OKLAHOMA CITY (AP) -- Oklahoma tobacco retailers are complaining about the state's new cigarette tax.
A group of retailers appeared Thursday before a legislative committee at the state Capitol.
Mike LaFevers, who owns ten convenience stores in Poteau, says he's being discriminated against because of the tax and a series of compacts that allow different, lower rates for American Indian tribes.
Alan Chapman, president of the Oklahoma Oil Marketers Association, says he favors a plan for Governor Henry to buy out tribal tobacco compacts. The compacts are being blamed for lower-than-projected state cigarette tax revenue.
Mike Thornbrugh, representing Quick-Trip stores, says some tribes have a ten-dollar per carton advantage under the compacts. That's caused sales to plummet in non-tribal stores.
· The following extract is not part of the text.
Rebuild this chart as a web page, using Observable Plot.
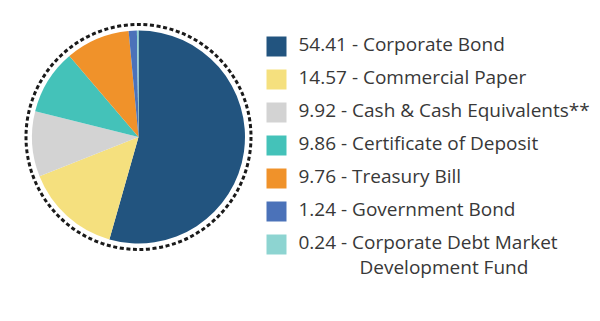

Meanwhile, a spokesman for Governor Brad Henry says the hearing on Oklahoma's new tobacco tax was a one-sided attempt to mislead Oklahoma voters.
Tobacco retailers complain that a series of compacts allow different, lower tax rates for Indian tribes, causing sales to plummet in non-tribal stores.
Henry spokesman Paul Sund says the governor's office wasn't invited to the hearing. Sund says big tobacco companies and their Oklahoma allies would like to see the tax repealed and are using the compact compliance issue as their excuse to begin that campaign.
Sund says discussions are under way with the Osage, Creek and Cherokee tribes to resolve compliance problems.